Work required: Scan the material for the word "that", and copy each line where it shows up.

Data in this exercise:

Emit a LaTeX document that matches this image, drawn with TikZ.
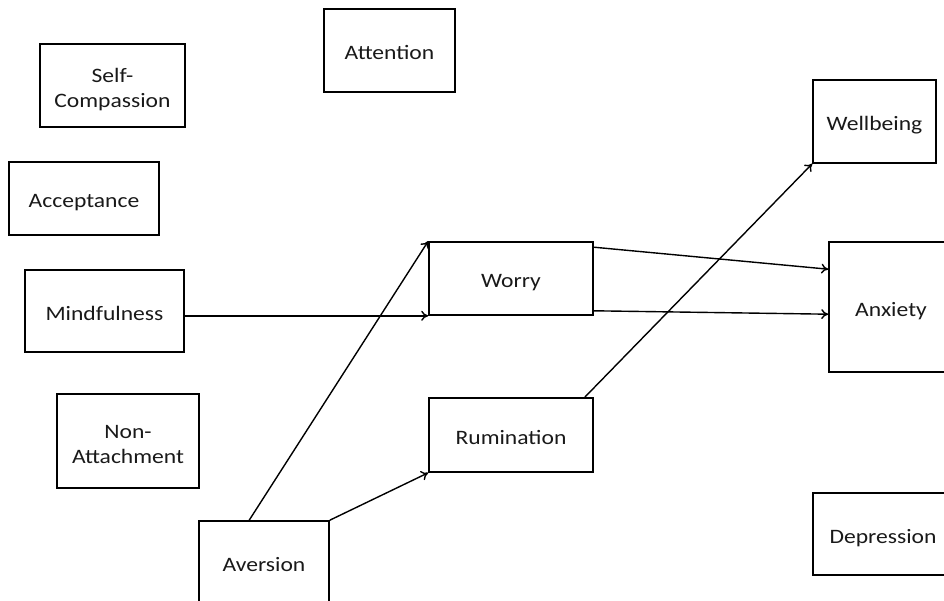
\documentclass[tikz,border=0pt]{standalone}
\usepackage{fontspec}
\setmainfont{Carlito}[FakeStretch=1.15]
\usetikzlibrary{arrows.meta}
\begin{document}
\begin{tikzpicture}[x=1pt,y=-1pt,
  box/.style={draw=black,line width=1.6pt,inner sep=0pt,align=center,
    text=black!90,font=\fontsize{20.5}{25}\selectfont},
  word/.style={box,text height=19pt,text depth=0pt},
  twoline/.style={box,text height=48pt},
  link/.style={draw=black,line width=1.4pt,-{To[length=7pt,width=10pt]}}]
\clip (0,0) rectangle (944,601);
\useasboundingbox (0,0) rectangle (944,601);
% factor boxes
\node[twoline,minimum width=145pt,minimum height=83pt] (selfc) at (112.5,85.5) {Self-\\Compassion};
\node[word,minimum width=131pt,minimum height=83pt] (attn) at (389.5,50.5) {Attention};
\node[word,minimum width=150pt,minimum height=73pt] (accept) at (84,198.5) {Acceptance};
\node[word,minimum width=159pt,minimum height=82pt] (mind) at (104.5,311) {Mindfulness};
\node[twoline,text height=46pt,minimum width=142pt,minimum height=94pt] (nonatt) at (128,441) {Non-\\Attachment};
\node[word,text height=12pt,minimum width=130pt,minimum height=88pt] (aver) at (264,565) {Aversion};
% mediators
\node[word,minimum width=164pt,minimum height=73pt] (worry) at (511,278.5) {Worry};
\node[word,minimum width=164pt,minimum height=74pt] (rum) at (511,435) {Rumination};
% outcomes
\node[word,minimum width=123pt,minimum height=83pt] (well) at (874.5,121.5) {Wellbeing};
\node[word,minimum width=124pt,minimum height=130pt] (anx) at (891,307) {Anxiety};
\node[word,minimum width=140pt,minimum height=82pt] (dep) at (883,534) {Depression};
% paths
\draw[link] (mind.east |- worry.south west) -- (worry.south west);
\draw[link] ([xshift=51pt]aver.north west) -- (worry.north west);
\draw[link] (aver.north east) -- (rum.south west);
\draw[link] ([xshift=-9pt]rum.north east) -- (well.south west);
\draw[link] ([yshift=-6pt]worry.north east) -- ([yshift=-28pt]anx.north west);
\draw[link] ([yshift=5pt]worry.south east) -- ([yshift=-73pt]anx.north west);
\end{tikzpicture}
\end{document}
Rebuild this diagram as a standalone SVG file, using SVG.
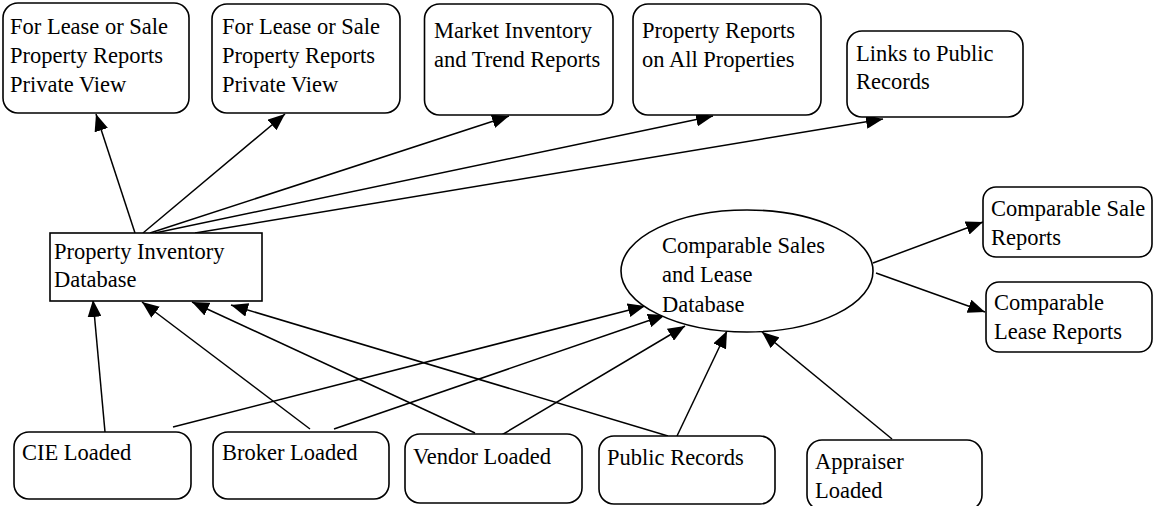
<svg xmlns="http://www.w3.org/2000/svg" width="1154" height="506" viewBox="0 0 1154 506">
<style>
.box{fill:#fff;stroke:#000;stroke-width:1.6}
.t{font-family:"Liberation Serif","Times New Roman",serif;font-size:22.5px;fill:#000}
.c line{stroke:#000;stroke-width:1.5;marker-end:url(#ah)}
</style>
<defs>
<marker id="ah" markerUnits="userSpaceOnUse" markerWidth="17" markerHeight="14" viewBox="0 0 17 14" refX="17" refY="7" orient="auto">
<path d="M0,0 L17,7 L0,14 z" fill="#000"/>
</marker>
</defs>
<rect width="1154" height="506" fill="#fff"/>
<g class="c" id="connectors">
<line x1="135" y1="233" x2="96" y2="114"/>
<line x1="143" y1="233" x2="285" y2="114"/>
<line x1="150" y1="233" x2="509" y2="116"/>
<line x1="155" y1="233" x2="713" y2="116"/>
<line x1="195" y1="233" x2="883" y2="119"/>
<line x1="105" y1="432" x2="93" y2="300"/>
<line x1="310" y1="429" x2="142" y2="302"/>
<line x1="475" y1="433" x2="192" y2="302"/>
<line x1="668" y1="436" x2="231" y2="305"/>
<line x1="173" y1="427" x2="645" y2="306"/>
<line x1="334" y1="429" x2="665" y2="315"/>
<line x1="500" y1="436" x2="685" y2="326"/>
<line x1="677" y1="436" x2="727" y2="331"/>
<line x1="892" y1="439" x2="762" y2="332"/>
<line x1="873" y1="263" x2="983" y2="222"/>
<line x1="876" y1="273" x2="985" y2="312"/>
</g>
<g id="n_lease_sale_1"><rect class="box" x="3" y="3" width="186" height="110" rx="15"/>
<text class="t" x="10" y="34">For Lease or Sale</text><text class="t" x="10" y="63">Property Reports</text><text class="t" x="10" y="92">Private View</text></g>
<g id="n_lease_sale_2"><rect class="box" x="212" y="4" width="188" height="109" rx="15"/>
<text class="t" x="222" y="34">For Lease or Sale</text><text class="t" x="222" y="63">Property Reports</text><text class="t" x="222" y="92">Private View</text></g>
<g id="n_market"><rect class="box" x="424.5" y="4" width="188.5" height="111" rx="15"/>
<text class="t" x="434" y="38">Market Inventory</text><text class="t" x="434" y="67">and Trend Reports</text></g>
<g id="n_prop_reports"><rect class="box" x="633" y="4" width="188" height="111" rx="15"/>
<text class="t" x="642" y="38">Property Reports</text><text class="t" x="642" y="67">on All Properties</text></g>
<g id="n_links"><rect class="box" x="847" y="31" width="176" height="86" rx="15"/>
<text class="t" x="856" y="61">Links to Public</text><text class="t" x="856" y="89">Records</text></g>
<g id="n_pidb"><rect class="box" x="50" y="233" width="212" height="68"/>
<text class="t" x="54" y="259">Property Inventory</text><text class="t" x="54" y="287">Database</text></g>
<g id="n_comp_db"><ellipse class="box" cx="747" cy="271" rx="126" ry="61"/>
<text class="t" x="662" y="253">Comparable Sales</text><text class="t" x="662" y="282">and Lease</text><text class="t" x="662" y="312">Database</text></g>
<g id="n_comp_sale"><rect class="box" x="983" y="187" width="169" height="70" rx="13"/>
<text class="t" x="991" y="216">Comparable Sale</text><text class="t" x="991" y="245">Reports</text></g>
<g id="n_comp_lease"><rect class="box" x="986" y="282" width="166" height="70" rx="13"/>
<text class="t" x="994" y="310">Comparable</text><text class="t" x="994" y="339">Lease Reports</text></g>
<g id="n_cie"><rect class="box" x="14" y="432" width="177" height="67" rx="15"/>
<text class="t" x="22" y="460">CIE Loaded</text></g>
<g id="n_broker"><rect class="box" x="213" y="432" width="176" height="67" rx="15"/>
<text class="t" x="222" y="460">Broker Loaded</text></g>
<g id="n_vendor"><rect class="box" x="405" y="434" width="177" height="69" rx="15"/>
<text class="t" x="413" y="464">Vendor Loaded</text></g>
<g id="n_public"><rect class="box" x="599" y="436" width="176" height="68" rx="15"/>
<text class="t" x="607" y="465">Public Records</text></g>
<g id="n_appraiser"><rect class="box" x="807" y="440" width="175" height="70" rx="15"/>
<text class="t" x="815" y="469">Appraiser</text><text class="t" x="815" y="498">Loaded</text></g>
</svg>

---

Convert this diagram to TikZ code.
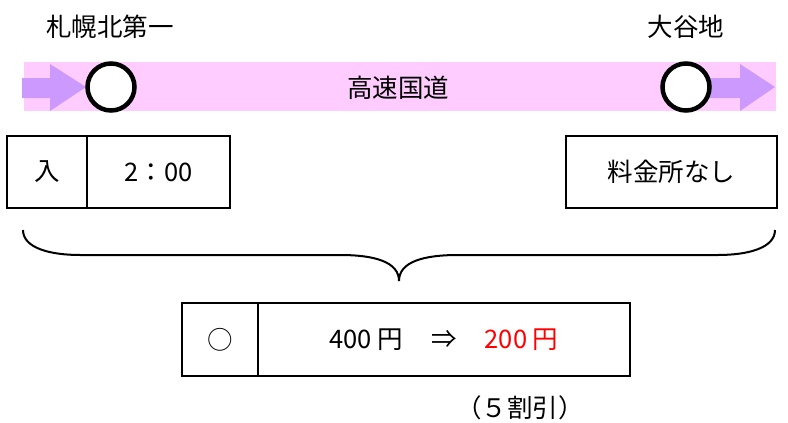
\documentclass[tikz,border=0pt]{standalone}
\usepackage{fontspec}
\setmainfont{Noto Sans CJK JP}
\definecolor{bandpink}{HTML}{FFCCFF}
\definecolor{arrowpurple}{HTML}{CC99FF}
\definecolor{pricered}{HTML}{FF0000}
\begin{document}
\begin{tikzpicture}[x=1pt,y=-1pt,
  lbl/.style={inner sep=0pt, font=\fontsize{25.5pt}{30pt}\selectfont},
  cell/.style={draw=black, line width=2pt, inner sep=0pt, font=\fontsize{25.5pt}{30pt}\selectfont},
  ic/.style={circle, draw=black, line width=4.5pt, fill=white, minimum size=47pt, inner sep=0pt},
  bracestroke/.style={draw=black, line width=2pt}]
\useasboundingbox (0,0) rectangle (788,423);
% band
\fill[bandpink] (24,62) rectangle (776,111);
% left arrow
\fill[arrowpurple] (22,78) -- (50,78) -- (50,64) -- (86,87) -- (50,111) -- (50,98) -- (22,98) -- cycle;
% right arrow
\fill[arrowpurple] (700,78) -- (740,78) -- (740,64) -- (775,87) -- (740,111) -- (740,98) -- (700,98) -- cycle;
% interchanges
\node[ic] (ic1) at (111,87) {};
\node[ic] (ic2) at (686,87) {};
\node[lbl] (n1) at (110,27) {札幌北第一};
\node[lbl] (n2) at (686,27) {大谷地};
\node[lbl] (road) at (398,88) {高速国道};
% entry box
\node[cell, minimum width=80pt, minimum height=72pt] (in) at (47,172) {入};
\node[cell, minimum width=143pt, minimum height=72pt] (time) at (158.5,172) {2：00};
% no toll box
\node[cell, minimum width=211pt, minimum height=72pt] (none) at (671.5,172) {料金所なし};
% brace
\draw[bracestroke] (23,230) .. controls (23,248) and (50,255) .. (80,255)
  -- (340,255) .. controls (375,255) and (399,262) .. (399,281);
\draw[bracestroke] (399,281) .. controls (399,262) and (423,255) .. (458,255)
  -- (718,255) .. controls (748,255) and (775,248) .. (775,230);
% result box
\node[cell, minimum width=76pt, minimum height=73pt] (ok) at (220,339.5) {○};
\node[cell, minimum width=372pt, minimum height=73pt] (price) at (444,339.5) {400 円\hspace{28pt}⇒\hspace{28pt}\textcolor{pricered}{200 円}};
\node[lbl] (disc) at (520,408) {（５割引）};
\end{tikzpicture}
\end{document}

---

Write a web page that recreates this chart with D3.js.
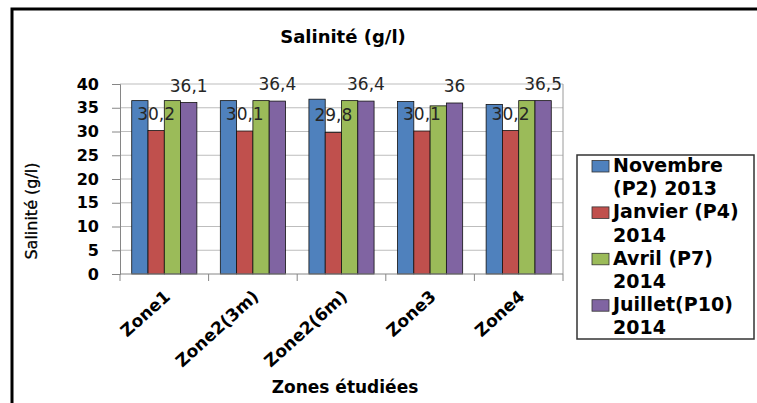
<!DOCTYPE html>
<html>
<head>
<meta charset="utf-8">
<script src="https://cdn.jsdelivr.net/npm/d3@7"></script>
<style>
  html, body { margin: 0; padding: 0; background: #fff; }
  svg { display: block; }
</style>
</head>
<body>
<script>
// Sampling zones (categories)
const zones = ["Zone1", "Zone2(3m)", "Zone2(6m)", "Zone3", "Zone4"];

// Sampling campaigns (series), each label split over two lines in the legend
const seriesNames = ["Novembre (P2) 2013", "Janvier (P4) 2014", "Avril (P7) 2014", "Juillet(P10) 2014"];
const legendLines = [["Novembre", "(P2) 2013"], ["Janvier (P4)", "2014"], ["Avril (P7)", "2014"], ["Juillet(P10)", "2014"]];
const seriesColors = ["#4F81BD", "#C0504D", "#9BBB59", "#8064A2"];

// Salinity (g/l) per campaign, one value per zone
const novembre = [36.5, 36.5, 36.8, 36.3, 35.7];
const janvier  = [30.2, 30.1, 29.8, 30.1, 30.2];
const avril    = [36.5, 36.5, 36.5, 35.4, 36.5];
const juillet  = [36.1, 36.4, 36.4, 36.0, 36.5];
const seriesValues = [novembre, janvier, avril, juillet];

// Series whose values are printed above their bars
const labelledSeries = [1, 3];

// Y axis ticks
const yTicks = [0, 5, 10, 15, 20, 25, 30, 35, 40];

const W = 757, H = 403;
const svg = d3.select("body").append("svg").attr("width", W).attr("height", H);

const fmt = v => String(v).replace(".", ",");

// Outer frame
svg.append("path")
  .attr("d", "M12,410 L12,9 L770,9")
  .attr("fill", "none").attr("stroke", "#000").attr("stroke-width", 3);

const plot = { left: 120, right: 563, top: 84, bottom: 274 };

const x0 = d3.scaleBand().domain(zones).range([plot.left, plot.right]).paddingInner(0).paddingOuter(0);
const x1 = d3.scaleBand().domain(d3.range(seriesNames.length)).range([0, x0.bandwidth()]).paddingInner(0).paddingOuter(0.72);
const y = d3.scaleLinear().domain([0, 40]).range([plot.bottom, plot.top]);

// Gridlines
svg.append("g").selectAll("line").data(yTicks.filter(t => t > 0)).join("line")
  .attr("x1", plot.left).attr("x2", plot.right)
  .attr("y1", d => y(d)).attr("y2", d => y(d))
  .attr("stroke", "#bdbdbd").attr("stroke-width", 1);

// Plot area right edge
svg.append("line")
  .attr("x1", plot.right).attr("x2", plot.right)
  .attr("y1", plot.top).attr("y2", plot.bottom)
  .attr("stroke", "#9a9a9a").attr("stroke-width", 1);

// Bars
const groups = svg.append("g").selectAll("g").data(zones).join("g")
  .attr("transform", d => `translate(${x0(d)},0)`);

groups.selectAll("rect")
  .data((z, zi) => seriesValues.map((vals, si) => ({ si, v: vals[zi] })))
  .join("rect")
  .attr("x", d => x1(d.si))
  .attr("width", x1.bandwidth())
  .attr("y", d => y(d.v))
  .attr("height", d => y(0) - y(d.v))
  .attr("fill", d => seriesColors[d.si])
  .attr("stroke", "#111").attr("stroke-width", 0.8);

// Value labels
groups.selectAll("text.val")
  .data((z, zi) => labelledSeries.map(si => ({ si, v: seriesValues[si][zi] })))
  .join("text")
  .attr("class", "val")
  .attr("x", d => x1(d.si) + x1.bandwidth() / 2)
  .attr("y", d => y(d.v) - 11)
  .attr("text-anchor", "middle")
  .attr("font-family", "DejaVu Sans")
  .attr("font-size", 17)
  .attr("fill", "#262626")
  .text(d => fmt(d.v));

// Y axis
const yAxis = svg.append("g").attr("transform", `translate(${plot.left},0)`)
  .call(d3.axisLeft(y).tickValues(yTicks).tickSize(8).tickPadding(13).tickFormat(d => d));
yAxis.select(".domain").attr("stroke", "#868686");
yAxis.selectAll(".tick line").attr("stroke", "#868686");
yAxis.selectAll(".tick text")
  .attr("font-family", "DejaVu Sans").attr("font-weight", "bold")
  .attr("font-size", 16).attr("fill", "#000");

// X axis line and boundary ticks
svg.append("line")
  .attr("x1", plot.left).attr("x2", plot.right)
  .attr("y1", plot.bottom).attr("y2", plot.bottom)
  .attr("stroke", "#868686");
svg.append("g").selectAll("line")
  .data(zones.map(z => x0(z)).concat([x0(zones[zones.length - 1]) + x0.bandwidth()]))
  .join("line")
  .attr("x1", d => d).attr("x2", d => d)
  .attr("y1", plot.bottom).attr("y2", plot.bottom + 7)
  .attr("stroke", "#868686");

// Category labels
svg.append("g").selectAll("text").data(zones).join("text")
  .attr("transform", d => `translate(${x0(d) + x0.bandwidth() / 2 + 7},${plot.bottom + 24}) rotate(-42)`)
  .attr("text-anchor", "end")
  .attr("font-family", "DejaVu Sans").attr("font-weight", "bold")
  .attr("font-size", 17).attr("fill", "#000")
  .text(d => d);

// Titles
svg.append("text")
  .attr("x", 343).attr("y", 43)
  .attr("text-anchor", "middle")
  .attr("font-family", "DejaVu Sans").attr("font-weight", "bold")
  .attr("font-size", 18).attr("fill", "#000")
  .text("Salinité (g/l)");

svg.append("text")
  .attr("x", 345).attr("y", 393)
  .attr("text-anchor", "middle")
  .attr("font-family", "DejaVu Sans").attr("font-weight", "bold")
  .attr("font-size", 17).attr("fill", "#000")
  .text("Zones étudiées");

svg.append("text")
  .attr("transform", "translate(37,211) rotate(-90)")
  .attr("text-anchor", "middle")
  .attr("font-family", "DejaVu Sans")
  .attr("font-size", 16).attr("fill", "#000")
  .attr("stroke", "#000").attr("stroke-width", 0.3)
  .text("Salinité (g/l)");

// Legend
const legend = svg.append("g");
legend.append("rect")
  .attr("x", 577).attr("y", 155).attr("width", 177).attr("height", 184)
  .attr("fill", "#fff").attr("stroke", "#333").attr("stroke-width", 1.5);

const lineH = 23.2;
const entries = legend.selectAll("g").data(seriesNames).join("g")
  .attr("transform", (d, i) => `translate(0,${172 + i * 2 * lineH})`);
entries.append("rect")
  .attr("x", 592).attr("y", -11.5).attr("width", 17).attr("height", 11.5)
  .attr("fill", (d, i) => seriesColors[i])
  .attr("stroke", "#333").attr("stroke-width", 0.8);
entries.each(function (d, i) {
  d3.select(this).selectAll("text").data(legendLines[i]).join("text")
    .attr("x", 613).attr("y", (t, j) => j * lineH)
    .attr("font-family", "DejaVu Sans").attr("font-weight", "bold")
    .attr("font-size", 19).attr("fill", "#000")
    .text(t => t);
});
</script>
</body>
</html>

Task response:
Emit a LaTeX document that matches this image, drawn with TikZ.
Write a web page that recreates this chart with D3.js.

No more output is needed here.